▶ [Task directions]:
Extract and list every line that contains the word "matplotlib".

▶ [Dataset extract]:
++++++

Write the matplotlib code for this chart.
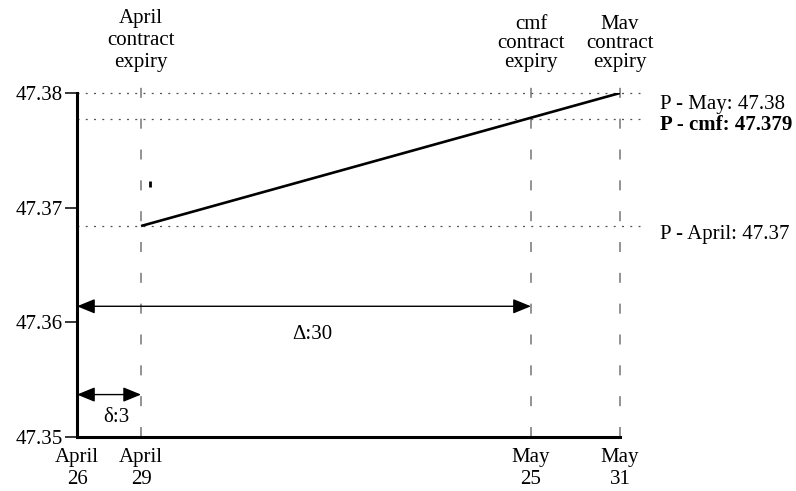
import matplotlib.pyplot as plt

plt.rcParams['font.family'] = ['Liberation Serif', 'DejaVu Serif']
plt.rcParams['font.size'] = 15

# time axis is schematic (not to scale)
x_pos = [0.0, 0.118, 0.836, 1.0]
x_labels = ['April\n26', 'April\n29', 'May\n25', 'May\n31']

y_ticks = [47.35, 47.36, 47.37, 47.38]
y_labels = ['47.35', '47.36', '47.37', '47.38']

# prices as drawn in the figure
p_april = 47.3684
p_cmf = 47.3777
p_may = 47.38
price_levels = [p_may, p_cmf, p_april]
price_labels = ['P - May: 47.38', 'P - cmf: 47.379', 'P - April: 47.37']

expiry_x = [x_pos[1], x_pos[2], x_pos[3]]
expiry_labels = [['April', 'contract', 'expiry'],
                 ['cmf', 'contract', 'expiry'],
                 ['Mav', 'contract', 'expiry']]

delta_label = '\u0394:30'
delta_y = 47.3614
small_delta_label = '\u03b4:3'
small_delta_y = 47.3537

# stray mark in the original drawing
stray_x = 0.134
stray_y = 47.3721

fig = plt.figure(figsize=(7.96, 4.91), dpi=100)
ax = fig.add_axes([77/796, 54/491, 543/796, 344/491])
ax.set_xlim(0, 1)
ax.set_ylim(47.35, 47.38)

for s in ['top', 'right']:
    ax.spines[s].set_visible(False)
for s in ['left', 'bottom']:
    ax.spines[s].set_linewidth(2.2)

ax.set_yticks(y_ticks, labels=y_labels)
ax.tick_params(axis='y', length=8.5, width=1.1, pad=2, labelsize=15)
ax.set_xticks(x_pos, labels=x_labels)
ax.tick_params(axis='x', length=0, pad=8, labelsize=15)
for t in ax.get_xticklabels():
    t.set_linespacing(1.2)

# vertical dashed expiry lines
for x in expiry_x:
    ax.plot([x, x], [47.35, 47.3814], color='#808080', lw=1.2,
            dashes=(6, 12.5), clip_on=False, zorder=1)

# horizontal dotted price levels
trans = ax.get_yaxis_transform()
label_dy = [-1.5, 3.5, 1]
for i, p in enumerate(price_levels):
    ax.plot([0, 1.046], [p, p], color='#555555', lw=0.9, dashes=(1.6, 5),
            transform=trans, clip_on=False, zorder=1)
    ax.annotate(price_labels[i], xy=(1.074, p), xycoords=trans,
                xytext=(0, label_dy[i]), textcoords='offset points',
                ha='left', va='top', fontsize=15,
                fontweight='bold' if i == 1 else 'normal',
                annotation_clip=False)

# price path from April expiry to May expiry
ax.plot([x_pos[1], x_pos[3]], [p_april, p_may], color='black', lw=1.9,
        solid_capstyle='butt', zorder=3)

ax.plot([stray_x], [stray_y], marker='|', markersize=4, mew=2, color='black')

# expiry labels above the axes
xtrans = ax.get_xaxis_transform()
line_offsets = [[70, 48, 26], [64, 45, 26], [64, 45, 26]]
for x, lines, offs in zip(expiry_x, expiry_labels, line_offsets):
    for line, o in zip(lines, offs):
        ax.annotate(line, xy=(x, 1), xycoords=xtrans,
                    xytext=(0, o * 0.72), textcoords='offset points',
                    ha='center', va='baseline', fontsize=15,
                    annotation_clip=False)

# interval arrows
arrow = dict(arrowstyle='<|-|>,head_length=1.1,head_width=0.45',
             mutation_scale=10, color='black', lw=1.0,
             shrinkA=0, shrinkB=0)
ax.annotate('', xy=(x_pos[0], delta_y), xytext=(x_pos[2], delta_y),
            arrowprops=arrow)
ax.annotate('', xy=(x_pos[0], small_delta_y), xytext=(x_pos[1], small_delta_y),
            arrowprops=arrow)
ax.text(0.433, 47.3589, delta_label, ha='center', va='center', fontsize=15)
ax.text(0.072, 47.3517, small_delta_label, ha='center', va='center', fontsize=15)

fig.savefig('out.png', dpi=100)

++++++

▶ [In response]:
Write the matplotlib code for this chart.
import matplotlib.pyplot as plt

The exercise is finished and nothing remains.